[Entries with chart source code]

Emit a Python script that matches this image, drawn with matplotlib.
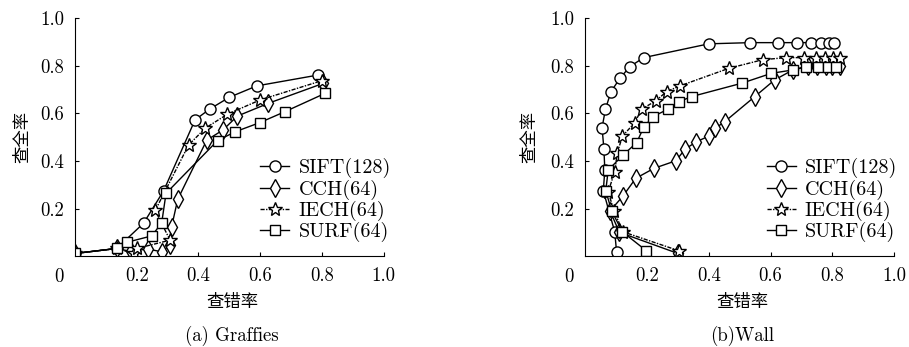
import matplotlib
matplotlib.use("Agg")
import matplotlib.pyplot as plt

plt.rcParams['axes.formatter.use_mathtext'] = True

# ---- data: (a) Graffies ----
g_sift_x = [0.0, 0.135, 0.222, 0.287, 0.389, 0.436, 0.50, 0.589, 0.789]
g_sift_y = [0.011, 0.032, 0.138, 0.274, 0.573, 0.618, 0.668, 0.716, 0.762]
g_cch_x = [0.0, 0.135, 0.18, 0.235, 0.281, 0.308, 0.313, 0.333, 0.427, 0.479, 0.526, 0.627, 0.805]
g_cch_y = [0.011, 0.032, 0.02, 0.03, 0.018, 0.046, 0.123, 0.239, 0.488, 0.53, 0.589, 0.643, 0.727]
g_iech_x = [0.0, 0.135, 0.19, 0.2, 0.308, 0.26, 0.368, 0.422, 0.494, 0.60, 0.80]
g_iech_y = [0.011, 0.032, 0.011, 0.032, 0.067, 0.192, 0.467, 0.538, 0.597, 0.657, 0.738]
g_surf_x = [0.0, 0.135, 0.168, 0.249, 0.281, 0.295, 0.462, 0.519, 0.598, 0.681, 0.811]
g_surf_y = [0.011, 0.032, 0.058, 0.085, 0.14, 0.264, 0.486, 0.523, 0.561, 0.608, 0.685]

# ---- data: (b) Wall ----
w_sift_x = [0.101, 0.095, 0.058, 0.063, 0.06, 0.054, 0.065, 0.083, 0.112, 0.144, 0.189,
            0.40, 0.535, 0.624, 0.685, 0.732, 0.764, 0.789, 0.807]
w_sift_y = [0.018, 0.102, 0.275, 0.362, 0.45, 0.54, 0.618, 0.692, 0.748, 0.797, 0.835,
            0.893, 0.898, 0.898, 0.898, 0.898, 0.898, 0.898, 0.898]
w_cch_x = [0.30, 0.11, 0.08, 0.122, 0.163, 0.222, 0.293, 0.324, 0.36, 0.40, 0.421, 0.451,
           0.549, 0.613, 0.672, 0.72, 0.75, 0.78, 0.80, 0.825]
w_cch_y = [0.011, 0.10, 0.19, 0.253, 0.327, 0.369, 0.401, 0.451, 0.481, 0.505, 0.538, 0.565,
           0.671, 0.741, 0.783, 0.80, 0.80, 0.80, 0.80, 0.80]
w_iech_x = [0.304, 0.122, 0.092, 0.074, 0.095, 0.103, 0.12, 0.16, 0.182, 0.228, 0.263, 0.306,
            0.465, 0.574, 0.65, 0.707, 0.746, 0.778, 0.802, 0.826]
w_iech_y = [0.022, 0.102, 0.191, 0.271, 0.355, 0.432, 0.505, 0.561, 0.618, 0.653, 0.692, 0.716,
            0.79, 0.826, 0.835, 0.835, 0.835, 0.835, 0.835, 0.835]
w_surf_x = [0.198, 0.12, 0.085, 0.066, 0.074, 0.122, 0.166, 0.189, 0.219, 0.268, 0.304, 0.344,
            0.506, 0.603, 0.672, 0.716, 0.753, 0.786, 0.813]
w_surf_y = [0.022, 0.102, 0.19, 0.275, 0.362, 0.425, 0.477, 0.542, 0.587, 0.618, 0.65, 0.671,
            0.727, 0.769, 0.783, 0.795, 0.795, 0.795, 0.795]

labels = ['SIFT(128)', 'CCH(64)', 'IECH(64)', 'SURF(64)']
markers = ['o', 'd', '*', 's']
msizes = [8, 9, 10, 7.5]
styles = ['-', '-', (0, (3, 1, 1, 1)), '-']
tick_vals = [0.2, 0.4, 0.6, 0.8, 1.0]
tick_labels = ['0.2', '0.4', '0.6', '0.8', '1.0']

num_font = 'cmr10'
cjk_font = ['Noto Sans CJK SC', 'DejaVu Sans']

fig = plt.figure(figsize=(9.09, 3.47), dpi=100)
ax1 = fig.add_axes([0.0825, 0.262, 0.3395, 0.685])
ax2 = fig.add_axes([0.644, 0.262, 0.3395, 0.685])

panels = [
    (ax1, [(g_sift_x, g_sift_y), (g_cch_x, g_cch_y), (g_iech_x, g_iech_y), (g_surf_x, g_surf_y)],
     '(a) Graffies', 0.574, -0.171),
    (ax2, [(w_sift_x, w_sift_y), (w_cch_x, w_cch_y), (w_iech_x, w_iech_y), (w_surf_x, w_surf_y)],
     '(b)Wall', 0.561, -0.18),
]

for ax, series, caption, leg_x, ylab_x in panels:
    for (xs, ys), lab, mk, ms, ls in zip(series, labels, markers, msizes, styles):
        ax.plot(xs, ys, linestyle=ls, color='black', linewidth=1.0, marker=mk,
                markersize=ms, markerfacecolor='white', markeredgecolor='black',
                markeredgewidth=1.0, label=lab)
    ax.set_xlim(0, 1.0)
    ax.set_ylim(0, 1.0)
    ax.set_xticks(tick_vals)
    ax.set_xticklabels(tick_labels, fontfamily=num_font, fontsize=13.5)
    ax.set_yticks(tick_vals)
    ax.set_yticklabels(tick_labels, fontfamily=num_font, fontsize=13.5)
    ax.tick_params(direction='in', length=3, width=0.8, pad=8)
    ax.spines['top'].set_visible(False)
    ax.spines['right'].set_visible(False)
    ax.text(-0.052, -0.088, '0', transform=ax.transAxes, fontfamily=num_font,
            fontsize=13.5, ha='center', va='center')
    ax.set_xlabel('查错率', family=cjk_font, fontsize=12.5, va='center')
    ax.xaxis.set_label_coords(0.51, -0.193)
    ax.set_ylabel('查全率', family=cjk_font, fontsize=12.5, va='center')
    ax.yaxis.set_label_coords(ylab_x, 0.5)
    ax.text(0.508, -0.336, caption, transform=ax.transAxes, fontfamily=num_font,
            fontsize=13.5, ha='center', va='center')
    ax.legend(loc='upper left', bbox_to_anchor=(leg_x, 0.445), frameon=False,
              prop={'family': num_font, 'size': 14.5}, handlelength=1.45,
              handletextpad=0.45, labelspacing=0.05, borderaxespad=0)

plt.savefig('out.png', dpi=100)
---
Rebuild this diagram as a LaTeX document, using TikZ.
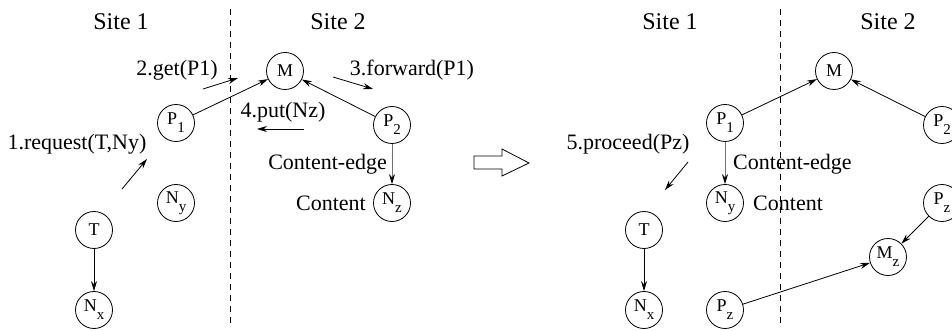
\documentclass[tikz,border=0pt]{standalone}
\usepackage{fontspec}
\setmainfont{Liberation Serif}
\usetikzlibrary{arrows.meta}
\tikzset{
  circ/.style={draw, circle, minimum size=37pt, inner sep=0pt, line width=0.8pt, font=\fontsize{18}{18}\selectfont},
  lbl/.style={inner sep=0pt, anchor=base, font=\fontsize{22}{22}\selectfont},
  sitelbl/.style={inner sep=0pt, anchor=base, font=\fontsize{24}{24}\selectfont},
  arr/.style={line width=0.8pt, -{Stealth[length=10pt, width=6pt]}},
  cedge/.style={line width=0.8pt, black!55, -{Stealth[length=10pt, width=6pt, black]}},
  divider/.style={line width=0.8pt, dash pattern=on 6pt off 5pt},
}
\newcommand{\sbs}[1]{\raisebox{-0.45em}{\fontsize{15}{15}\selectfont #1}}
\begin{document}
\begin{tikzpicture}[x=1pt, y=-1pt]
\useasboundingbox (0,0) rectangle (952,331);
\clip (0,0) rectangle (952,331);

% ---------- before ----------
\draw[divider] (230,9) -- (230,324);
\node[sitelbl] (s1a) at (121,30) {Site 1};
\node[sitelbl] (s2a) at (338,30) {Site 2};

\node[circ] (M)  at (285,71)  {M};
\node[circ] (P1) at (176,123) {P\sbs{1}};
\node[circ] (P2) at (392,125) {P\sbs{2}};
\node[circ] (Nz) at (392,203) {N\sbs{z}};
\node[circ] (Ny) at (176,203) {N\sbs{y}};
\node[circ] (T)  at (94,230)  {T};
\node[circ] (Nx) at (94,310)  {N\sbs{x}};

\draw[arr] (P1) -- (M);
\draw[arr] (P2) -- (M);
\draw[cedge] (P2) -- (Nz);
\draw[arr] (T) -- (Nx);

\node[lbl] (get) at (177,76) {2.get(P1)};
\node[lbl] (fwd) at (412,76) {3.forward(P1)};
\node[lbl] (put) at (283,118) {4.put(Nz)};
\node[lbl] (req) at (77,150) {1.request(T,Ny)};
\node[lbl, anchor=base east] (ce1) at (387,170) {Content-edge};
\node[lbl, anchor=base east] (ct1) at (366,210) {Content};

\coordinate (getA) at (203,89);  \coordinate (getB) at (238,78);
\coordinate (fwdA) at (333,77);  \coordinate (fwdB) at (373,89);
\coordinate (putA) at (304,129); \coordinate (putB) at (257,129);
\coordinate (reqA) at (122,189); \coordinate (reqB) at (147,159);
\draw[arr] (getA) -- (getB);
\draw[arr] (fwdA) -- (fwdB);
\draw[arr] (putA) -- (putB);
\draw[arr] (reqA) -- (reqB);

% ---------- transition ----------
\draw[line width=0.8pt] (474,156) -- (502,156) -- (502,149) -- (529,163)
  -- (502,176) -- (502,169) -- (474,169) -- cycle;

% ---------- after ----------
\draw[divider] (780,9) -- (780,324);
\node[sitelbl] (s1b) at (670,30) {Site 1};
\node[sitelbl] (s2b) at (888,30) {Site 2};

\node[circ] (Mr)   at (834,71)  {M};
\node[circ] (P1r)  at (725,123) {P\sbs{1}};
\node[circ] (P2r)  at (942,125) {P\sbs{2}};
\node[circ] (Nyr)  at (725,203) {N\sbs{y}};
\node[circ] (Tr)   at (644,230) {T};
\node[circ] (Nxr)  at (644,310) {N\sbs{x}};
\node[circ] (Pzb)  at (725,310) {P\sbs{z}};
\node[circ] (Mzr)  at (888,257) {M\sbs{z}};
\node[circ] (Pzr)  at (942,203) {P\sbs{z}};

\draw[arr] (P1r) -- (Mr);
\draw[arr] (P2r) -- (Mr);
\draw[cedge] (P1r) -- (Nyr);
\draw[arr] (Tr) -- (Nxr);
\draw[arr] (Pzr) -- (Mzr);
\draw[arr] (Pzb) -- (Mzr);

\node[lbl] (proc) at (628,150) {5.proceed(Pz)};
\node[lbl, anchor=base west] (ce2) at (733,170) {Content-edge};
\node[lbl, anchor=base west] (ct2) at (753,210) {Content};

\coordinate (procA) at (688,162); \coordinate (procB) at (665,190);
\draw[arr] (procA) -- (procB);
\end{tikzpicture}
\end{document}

▶ **What the task asks**
Write out word for word the lines above that run from the one with "Emit a Python" to the one with "0.561, 0.608, 0.685]". Include both end lines; exclude the images.

▶ **The reply**
Emit a Python script that matches this image, drawn with matplotlib.
import matplotlib
matplotlib.use("Agg")
import matplotlib.pyplot as plt

plt.rcParams['axes.formatter.use_mathtext'] = True

# ---- data: (a) Graffies ----
g_sift_x = [0.0, 0.135, 0.222, 0.287, 0.389, 0.436, 0.50, 0.589, 0.789]
g_sift_y = [0.011, 0.032, 0.138, 0.274, 0.573, 0.618, 0.668, 0.716, 0.762]
g_cch_x = [0.0, 0.135, 0.18, 0.235, 0.281, 0.308, 0.313, 0.333, 0.427, 0.479, 0.526, 0.627, 0.805]
g_cch_y = [0.011, 0.032, 0.02, 0.03, 0.018, 0.046, 0.123, 0.239, 0.488, 0.53, 0.589, 0.643, 0.727]
g_iech_x = [0.0, 0.135, 0.19, 0.2, 0.308, 0.26, 0.368, 0.422, 0.494, 0.60, 0.80]
g_iech_y = [0.011, 0.032, 0.011, 0.032, 0.067, 0.192, 0.467, 0.538, 0.597, 0.657, 0.738]
g_surf_x = [0.0, 0.135, 0.168, 0.249, 0.281, 0.295, 0.462, 0.519, 0.598, 0.681, 0.811]
g_surf_y = [0.011, 0.032, 0.058, 0.085, 0.14, 0.264, 0.486, 0.523, 0.561, 0.608, 0.685]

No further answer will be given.